De volta ao Brasil, abriu seu próprio ateliê, onde uma geladeira azul dos anos 50, sem motor, guarda papéis, tintas e materiais que alimentam seu processo criativo. Foi nesse ambiente que abraçou definitivamente a música.

"Kissila" foi lançado semana passada pelo selo Atabaque. Produzido por Dadi (ex-A Cor do Som e Barão Vermelho), o disco reúne nove faixas, sendo oito autorais e um dueto especial com Roberto Mendes, violonista de renome e um dos mais celebrados compositores dos dias de hoje. A sonoridade sofisticada e singular celebra a riqueza da música brasileira, construída por um time de mestres: o já citado Cézar Mendes, Chico Brown, Marcelo Costa e Tomás Improta, músicos que imprimem autenticidade a cada nota. A fusão de influências e ritmos faz de "Kissila" uma obra que equilibra tradição e contemporaneidade.

"O álbum é uma colagem de linguagens e sonoridades, um reflexo da liberdade criativa e do poder dos encontros", define Marina. Vem acompanhado de um filme que reúne clipes para todas as músicas e leva o mesmo nome do disco, funcionando como um autorretrato construído ao longo dos anos dentro de suas criações visuais. A incursão na música é uma novidade que se encaixa natural e organicamente em sua trajetória de experimentação artística.

A faixa-título surgiu de um encontro inesperado. "Nasceu em Salvador há anos", conta Marina. "Eu devia estar com a adrenalina alta ainda de um assalto na noite anterior para ter a ousadia de convidar Caetano Veloso a escutar uma composição minha. Cantei para ele, que foi generoso ao me ouvir e perguntar se eu tocava violão. Contei que ainda tocava mal, que havia comprado um para praticar, mas os ladrões levaram. Ele perguntou o nome da canção. 'Kissila', respondi. Caetano ficou em silêncio por um momento e disse: 'Kissila é tipo beije her'. Não entendi nada. Ele repetiu: 'Kis-si-la. Bei-je-her'. E lógico que era".

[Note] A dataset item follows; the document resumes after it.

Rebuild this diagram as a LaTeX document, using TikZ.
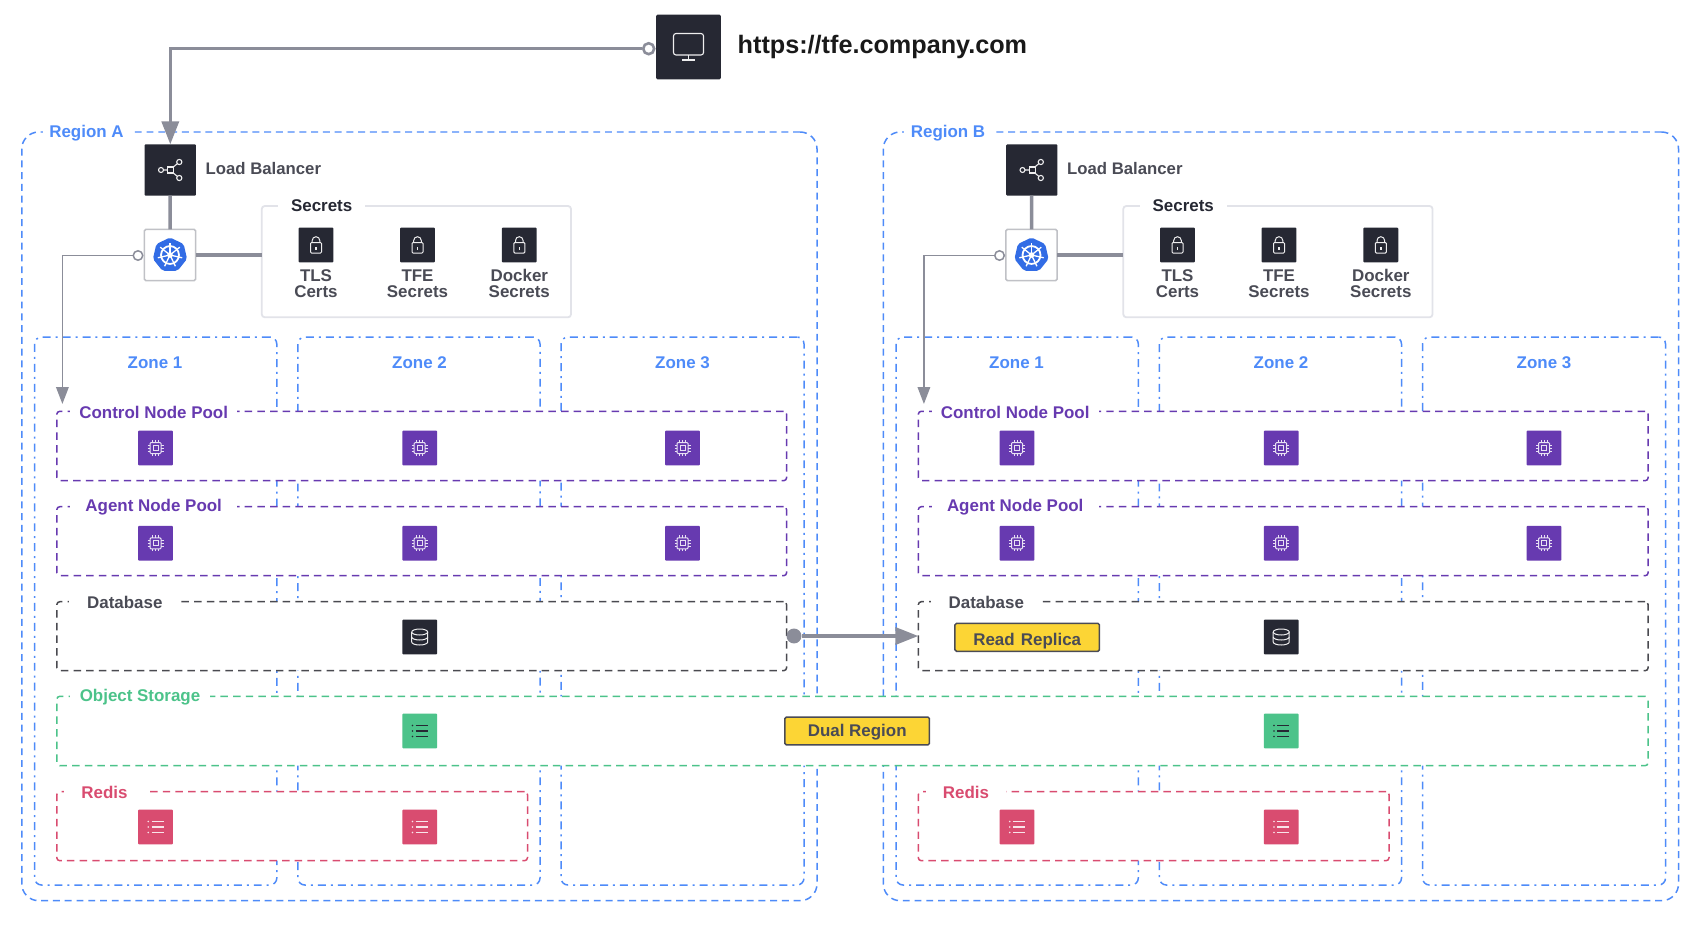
\documentclass[tikz,border=0pt]{standalone}
\usepackage{fontspec}
\setmainfont{Liberation Sans}
\usetikzlibrary{arrows.meta}
\definecolor{zblue}{HTML}{4E8BF9}
\definecolor{zpurple}{HTML}{673AB0}
\definecolor{zgreen}{HTML}{4CC38A}
\definecolor{zpink}{HTML}{D94C70}
\definecolor{zdark}{HTML}{262833}
\definecolor{zgray}{HTML}{8B8D99}
\definecolor{zdash}{HTML}{4A4A50}
\definecolor{ztext}{HTML}{4A4B55}
\definecolor{zyellow}{HTML}{FCD535}
\definecolor{zlight}{HTML}{E2E3E9}
\newcommand\panel[6]{\pgfmathsetmacro\pw{#5-#3}\pgfmathsetmacro\ph{#6-#4}\node[#2,minimum width=\pw bp,minimum height=\ph bp,anchor=north west] (#1) at (#3,#4) {};}
\newcommand\fsz[1]{\fontsize{#1}{#1}\selectfont}
\newcommand\twolines[2]{\rule{0pt}{13pt}#1\\#2\rule[-4pt]{0pt}{4pt}}
\tikzset{
  panelbase/.style={inner sep=0pt,outer sep=0pt,line width=1.5pt},
  regionbox/.style={panelbase,draw=zblue,rounded corners=17pt,dash pattern=on 7pt off 4.8pt},
  zonebox/.style={panelbase,draw=zblue,rounded corners=7pt,dash pattern=on 8pt off 5pt on 2pt off 5pt},
  poolbox/.style={panelbase,fill=white,rounded corners=3pt,dash pattern=on 7.5pt off 5.2pt,draw=#1},
  secretbox/.style={panelbase,fill=white,draw=zlight,line width=1.8pt,rounded corners=3pt},
  iconbox/.style={inner sep=0pt,outer sep=0pt,minimum size=35pt,rounded corners=1pt,fill=#1},
  gaplabel/.style={inner sep=0pt,fill=white,minimum height=16pt,font=\fsz{17}\bfseries},
  plainlabel/.style={inner sep=0pt,font=\fsz{17}\bfseries},
  tag/.style={inner sep=0pt,outer sep=0pt,minimum width=145pt,minimum height=28pt,fill=zyellow,draw=ztext,line width=1.5pt,rounded corners=1.5pt,text=ztext,font=\fsz{17}\bfseries},
  thickline/.style={draw=zgray,line width=3.5pt},
  thinline/.style={draw=zgray,line width=1.8pt},
  bigtip/.style={-{Triangle[length=23pt,width=17pt]}},
  smalltip/.style={-{Triangle[length=17pt,width=12.5pt]}},
  chipicon/.pic={
    \draw[white!85!zpurple,line width=1pt,rounded corners=1pt] (-5.5,-5.5) rectangle (5.5,5.5);
    \draw[white!85!zpurple,line width=1pt] (-2.5,-2.5) rectangle (2.5,2.5);
    \foreach \p in {-3,0,3}{
      \draw[white!85!zpurple,line width=.9pt] (\p,-8)--(\p,-5.5) (\p,5.5)--(\p,8) (-8,\p)--(-5.5,\p) (5.5,\p)--(8,\p);
    }},
  listicon/.pic={
    \foreach \p in {-5.5,0,5.5}{
      \draw[#1,line width=1.1pt] (-4,\p)--(8,\p);
      \fill[#1] (-7.2,\p) circle (.9pt);
    }},
  dbicon/.pic={
    \draw[white!92!zdark,line width=1pt] (-8,-5) arc[start angle=180,end angle=540,x radius=8,y radius=3];
    \draw[white!92!zdark,line width=1pt] (-8,-5)--(-8,5) arc[start angle=180,end angle=0,x radius=8,y radius=3] -- (8,-5);
    \draw[white!92!zdark,line width=1pt] (-8,0) arc[start angle=180,end angle=0,x radius=8,y radius=3];
  },
  lockicon/.pic={
    \draw[white!92!zdark,line width=1pt,rounded corners=1pt] (-5.5,-2.5) rectangle (5.5,8);
    \draw[white!92!zdark,line width=1pt] (-3.8,-2.5)--(-3.8,-4.5) arc[start angle=180,end angle=360,radius=3.8]--(3.8,-2.5);
    \fill[white!92!zdark] (-.7,1.5) rectangle (.7,4.5);
  },
  screenicon/.pic={
    \draw[white!92!zdark,line width=1.1pt,rounded corners=2.5pt] (-15,-13.5) rectangle (15,8);
    \draw[white!92!zdark,line width=1.1pt] (0,8)--(0,13) (-6.3,13)--(6.3,13);
  },
  shareicon/.pic={
    \draw[white!92!zdark,line width=1.1pt] (-2.5,-3) rectangle (3.5,3);
    \draw[white!92!zdark,line width=1.1pt] (-6.8,0)--(-2.5,0) (3,-3)--(7.2,-6.5) (3,3)--(7.2,6.5);
    \draw[white!92!zdark,line width=1.1pt] (-9.3,0) circle (2.5pt) (9,-8) circle (2.6pt) (9,8) circle (2.6pt);
  },
  wheelicon/.pic={
    \fill[fill={rgb,255:red,50;green,108;blue,229},rounded corners=2pt]
      (-90:17.5)--(-38.6:17.5)--(12.9:17.5)--(64.3:17.5)--(115.7:17.5)--(167.1:17.5)--(-141.4:17.5)--cycle;
    \draw[white,line width=1.8pt] (0,0) circle (9pt);
    \foreach \a in {-90,-38.6,12.9,64.3,115.7,167.1,-141.4}{
      \draw[white,line width=1.3pt] (0,0)--(\a:12.5);
    }
    \fill[white] (0,0) circle (2.8pt);
  },
}
\begin{document}
\begin{tikzpicture}[x=1bp,y=-1bp]
\useasboundingbox[fill=white] (0,0) rectangle (1692,924);
\foreach \rg/\dx in {A/0,B/861.5}{
\begin{scope}[xshift=\dx bp]
  \panel{region\rg}{regionbox}{21.8}{132}{817}{900.7}
  \node[gaplabel,text=zblue,minimum width=88pt] (rlabel\rg) at (86.5,133.5) {Region \rg};
  \panel{zoneI\rg}{zonebox}{34.6}{337}{276.8}{885}
  \panel{zoneII\rg}{zonebox}{297.9}{337}{540}{885}
  \panel{zoneIII\rg}{zonebox}{561}{337}{804}{885}
  \node[plainlabel,text=zblue] (zlI\rg) at (155,363) {Zone 1};
  \node[plainlabel,text=zblue] (zlII\rg) at (419.5,363) {Zone 2};
  \node[plainlabel,text=zblue] (zlIII\rg) at (682.5,363) {Zone 3};
  % load balancer
  \node[iconbox=zdark,minimum size=51.5pt] (lb\rg) at (170.3,170) {};
  \pic at (lb\rg.center) {shareicon};
  \node[plainlabel,anchor=west,text=ztext,font=\fsz{16.8}\bfseries] (lbl\rg) at (205.5,168.7) {Load Balancer};
  % kubernetes
  \node[inner sep=0pt,outer sep=0pt,minimum size=51.5pt,fill=white,draw=zlight!85!black,line width=1.6pt,rounded corners=1.5pt] (k8s\rg) at (170,255) {};
  \pic at (k8s\rg.center) {wheelicon};
  % secrets
  \panel{sec\rg}{secretbox}{261.8}{206}{571}{317.3}
  \node[gaplabel,text=zdark,minimum width=87.5pt] (secl\rg) at (321.7,206) {Secrets};
  \node[iconbox=zdark] (lockI\rg) at (316,245) {};
  \pic at (lockI\rg.center) {lockicon};
  \node[iconbox=zdark] (lockII\rg) at (417.5,245) {};
  \pic at (lockII\rg.center) {lockicon};
  \node[iconbox=zdark] (lockIII\rg) at (519.3,245) {};
  \pic at (lockIII\rg.center) {lockicon};
  \node[plainlabel,align=center,text=ztext,font=\fontsize{17}{16}\selectfont\bfseries] (lockIl\rg) at (316,284.8) {\twolines{TLS}{Certs}};
  \node[plainlabel,align=center,text=ztext,font=\fontsize{17}{16}\selectfont\bfseries] (lockIIl\rg) at (417.5,284.8) {\twolines{TFE}{Secrets}};
  \node[plainlabel,align=center,text=ztext,font=\fontsize{17}{16}\selectfont\bfseries] (lockIIIl\rg) at (519.3,284.8) {\twolines{Docker}{Secrets}};
  % connectors in region
  \draw[thickline] (lb\rg) -- (k8s\rg);
  \draw[thickline] (k8s\rg.east) -- (k8s\rg.east -| sec\rg.west);
  \node[circle,inner sep=0pt,minimum size=9.5pt,fill=white,draw=zgray,line width=1.5pt] (kdot\rg) at (138,255.5) {};
  \coordinate (ktgt\rg) at (62.4,404);
  % pools
  \panel{ctl\rg}{poolbox=zpurple}{56.8}{411.3}{786.6}{480.7}
  \node[gaplabel,text=zpurple,minimum width=167.5pt] (ctll\rg) at (153.7,412) {Control Node Pool};
  \panel{agt\rg}{poolbox=zpurple}{56.8}{506.7}{786.6}{575.7}
  \node[gaplabel,text=zpurple,minimum width=167.5pt] (agtl\rg) at (153.7,507.5) {Agent Node Pool};
  \foreach \n/\cx in {I/155.5,II/419.7,III/682.5}{
    \node[iconbox=zpurple] (cn\n\rg) at (\cx,448) {};
    \pic at (cn\n\rg.center) {chipicon};
    \node[iconbox=zpurple] (an\n\rg) at (\cx,543.3) {};
    \pic at (an\n\rg.center) {chipicon};
  }
  \panel{db\rg}{poolbox=zdash}{56.8}{601.7}{786.6}{670.7}
  \node[gaplabel,text=ztext,minimum width=112pt] (dbl\rg) at (124.8,602) {Database};
  \node[iconbox=zdark] (dbi\rg) at (419.7,637) {};
  \pic at (dbi\rg.center) {dbicon};
  \panel{red\rg}{poolbox=zpink}{56.8}{791.7}{527.5}{860.7}
  \node[gaplabel,text=zpink,minimum width=81pt] (redl\rg) at (104.5,792) {Redis};
  \node[iconbox=zpink] (rdI\rg) at (155.5,827) {};
  \pic at (rdI\rg.center) {listicon=white!85!zpink};
  \node[iconbox=zpink] (rdII\rg) at (419.7,827) {};
  \pic at (rdII\rg.center) {listicon=white!85!zpink};
  \draw[thinline,smalltip] (kdot\rg.west) -| (ktgt\rg);
\end{scope}
}
% object storage across both regions
\panel{obj}{poolbox=zgreen}{56.8}{696.3}{1648}{765.7}
\node[gaplabel,text=zgreen,minimum width=140pt] (objl) at (140,697) {Object Storage};
\node[iconbox=zgreen] (objA) at (419.7,731) {};
\pic at (objA.center) {listicon=zdark};
\node[iconbox=zgreen] (objB) at (1281.2,731) {};
\pic at (objB.center) {listicon=zdark};
% tags
\node[tag] (dual) at (857.2,731) {\raisebox{-6pt}[0pt][0pt]{Dual Region}};
\node[tag] (replica) at (1027.2,637.3) {\raisebox{-8.7pt}[0pt][0pt]{Read\hspace{1.5pt} Replica}};
% top endpoint
\node[iconbox=zdark,minimum size=65pt,rounded corners=1.5pt] (client) at (688.5,47) {};
\pic at (client.center) {screenicon};
\node[inner sep=0pt,anchor=west,text=black!90,font=\fsz{25.3}\bfseries] (url) at (737.5,46.5) {https://tfe.company.com};
\node[circle,inner sep=0pt,minimum size=11pt,fill=white,draw=zgray,line width=2.6pt] (cdot) at (648.7,48.7) {};
\draw[thickline,bigtip] (cdot.west) -| (lbA.north);
% replication
\node[circle,inner sep=0pt,minimum size=15pt,fill=zgray] (rdot) at (794,636) {};
\draw[thickline,bigtip] (rdot) -- (rdot -| dbB.west);
\end{tikzpicture}
\end{document}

Marina reconhece a influência e o aprendizado com seus mestres. "Quando Caetano me perguntou se eu tocava violão, nem nos melhores sonhos imaginei que anos depois aprenderia com Cézar Mendes, o melhor professor e amigo que a vida poderia me dar". A relação com os Mendes se aprofundou. Roberto Mendes, um dos maiores compositores santo-amarenses, presenteou Marina com "Gestos", única canção do álbum que ela não compôs. "Criei uma relação de família com Cezinha, o que trouxe também Roberto para minha vida. Sempre que o visitamos em Santo Amaro, fico encantada com suas histórias e canções. Um dia, conversando de manhã cedo, brinquei: 'E a nossa?'. Roberto desligou e, minutos depois, recebi a gravação de 'Gestos'. Me tremi toda. Nem acreditei no que estava acontecendo".

Além dessas faixas, "Kissila" traz "Agora Só Penso em Você" (Marina Baggio, Cézar Mendes e Chico Brown), a bossa nova "Delícia Demais" (Marina Baggio e Cézar Mendes), com o assobio de Cézar, o samba cadenciado "Chave de Cadeia", recheado de violões, baixo, bandolins, teclados e guitarras de Dadi, e "Sujeita à Cobrança", um blues com arranjo e piano de Tomás Improta. Há ainda "Não Aperte Minha Mente", que traz as percussões iluminadas de Marcelo Costa, "Jailbreak", versão em inglês de "Chave de Cadeia", e "Vinheita", instrumental em que Chico Brown traduz pelas guitarras o refrão de "Agora Só Penso em Você", brincando com o som das palavras para transformar uma vinheta em "vinheita".

A estreia em disco é, ao mesmo tempo, um novo começo e a continuidade natural de sua trajetória artística, marcada pela inquietação e pelo desejo de explorar as múltiplas possibilidades da expressão.